We have learned that the glory of God is intelligence. We are encouraged to learn all that we can and that the knowledge we obtain in this life, will be a part of us in the eternities.

I love to learn. It’s exciting how we can learn many new things every day.
So, I have wondered lately, when I read, watch, experience – and feel like I can’t remember from one day to the next what I learned – will that knowledge still be with me and be a part of me?

I believe the knowledge we obtain will be stored. It is part of our mental harddisk, even if we don’t remember things like what we had for dinner last Tuesday.
It’s actually wrong to call it a harddisk. Our brain is not a computer. We cannot open it to read a book or listen to a symphony there. It’s so much more complex than that.

I also believe that all the wonderful things my dad learned, all the talents he improved, all the people relationships he mastered – these things are stored and are still a part of him.

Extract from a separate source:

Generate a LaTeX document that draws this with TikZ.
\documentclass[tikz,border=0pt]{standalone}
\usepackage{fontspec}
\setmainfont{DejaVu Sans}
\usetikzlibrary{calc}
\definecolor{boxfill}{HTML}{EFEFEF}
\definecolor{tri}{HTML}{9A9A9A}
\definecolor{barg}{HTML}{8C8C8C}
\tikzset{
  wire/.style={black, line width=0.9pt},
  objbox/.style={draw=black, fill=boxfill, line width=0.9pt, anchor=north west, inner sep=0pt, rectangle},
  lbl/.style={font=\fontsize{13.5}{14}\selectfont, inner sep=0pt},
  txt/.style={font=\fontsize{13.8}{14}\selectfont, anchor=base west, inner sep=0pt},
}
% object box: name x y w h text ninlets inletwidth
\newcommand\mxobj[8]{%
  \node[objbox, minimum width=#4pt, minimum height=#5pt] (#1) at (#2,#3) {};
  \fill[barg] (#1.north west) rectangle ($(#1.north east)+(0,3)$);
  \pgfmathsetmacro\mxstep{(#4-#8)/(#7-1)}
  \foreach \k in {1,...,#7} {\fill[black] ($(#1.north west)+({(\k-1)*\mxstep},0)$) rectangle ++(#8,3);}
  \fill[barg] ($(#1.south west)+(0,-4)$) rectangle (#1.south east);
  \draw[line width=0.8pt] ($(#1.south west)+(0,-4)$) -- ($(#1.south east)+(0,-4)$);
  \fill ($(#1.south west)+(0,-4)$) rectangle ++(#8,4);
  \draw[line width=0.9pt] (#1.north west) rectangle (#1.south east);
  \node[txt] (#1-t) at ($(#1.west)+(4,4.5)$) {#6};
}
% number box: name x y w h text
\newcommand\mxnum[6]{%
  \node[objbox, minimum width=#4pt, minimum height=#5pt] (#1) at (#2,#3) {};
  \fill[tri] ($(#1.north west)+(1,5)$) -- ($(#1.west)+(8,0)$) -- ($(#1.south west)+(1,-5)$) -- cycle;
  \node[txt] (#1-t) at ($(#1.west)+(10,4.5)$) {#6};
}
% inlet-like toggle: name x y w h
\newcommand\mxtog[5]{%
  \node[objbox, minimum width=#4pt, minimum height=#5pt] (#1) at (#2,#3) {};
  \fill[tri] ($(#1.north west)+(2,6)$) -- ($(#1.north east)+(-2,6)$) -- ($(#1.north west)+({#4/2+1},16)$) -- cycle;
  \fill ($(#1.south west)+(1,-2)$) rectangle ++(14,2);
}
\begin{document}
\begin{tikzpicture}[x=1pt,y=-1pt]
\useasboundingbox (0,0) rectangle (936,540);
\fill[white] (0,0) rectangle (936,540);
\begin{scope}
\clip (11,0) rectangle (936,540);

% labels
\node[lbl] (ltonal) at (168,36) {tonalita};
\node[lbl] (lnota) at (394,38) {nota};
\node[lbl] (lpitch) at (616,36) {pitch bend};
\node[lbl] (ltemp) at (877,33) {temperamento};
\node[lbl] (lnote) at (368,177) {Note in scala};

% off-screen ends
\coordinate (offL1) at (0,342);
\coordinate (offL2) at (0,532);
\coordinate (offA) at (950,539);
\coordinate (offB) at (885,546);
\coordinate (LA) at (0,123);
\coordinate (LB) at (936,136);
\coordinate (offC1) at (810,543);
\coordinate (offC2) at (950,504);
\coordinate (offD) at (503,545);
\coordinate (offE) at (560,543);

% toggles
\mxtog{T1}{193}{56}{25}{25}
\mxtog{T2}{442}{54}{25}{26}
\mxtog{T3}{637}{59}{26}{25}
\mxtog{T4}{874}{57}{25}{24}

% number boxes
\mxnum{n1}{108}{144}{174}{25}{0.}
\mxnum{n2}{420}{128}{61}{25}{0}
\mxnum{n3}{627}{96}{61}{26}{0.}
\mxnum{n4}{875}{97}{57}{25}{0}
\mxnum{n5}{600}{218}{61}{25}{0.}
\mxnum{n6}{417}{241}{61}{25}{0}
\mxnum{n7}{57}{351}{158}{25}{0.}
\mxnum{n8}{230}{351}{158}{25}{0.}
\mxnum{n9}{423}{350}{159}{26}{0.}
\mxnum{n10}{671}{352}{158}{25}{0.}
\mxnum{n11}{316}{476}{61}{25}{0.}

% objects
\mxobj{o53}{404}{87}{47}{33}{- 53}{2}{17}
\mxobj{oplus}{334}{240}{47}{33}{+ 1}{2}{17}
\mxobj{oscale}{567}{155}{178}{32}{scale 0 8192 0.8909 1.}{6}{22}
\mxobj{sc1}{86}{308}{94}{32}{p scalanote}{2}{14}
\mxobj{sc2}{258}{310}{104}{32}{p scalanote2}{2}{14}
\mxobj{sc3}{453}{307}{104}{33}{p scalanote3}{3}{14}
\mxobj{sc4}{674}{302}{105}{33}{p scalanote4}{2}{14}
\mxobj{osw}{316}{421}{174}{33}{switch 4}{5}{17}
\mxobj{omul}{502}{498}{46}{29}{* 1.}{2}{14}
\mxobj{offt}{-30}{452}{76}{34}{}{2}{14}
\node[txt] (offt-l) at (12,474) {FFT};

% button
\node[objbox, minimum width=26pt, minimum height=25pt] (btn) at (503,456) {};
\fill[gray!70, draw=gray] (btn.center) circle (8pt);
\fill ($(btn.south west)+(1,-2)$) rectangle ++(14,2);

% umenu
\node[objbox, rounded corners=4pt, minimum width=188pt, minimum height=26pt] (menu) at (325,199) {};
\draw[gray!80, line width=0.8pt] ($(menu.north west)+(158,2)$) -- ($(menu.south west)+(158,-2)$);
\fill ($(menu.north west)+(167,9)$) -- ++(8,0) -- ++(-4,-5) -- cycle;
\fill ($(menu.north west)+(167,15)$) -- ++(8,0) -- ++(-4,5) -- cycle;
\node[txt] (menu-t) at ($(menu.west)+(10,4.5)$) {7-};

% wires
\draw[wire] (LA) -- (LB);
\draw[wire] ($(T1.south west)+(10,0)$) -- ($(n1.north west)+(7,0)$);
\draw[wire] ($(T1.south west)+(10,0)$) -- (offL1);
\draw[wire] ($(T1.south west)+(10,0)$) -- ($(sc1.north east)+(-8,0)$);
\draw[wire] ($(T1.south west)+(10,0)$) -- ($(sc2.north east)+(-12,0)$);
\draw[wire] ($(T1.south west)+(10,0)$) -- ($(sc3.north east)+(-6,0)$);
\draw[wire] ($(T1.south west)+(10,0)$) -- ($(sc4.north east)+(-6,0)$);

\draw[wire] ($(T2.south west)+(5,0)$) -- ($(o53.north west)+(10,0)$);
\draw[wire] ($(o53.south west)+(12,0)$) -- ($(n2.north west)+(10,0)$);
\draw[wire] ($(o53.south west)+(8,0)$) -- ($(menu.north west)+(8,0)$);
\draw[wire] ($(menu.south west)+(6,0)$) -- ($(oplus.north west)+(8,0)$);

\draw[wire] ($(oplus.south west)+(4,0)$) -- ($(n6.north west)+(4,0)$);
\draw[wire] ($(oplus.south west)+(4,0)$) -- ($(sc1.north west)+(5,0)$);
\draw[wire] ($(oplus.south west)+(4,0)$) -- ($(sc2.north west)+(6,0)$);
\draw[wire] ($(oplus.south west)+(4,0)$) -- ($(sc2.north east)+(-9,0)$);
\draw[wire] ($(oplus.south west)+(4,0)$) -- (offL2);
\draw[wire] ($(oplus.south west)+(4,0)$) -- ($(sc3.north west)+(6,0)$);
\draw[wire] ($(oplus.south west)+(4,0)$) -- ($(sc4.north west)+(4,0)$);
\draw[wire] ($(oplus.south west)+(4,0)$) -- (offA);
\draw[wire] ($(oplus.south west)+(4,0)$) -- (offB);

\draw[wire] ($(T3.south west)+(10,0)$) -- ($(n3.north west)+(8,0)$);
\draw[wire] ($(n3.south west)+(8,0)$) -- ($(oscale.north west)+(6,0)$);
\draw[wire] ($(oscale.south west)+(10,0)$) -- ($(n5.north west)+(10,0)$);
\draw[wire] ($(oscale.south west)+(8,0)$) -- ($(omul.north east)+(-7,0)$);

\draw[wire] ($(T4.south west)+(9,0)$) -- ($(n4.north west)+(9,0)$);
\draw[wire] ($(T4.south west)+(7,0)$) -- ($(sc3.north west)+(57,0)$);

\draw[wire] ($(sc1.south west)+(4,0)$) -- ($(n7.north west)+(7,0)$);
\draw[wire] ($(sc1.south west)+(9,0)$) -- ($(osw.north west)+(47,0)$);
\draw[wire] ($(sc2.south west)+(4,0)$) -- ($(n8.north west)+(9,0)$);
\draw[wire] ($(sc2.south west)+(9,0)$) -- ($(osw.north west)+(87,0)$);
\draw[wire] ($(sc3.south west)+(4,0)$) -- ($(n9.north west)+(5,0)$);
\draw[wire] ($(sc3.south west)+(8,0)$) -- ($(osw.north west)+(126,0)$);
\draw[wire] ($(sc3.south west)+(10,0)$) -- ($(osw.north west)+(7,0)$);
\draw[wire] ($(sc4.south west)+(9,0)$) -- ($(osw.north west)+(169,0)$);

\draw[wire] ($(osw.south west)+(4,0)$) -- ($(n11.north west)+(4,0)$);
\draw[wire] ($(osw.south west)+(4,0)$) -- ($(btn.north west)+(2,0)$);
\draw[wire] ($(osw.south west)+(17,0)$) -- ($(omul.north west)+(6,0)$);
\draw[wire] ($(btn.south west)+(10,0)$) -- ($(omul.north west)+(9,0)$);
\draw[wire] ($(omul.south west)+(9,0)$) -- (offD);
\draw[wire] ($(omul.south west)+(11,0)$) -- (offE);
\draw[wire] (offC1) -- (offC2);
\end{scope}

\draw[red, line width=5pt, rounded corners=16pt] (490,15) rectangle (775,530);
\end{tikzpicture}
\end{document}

So, I am picky. What do I want to learn? What knowledge will be important in days to come? Which stories in the chapters of the book of Heidi will I bring with me?

Photo top:
My father had many talents and skills. One was building homes. He did the whole process; made the architectural designs, contractor, carpenter, builder, kitchen cabinet maker, furniture maker, interior design. He even won a price for best garden design.

Photo bottom:
My father did not know me during his last period on earth, but I could tell he enjoyed the visits.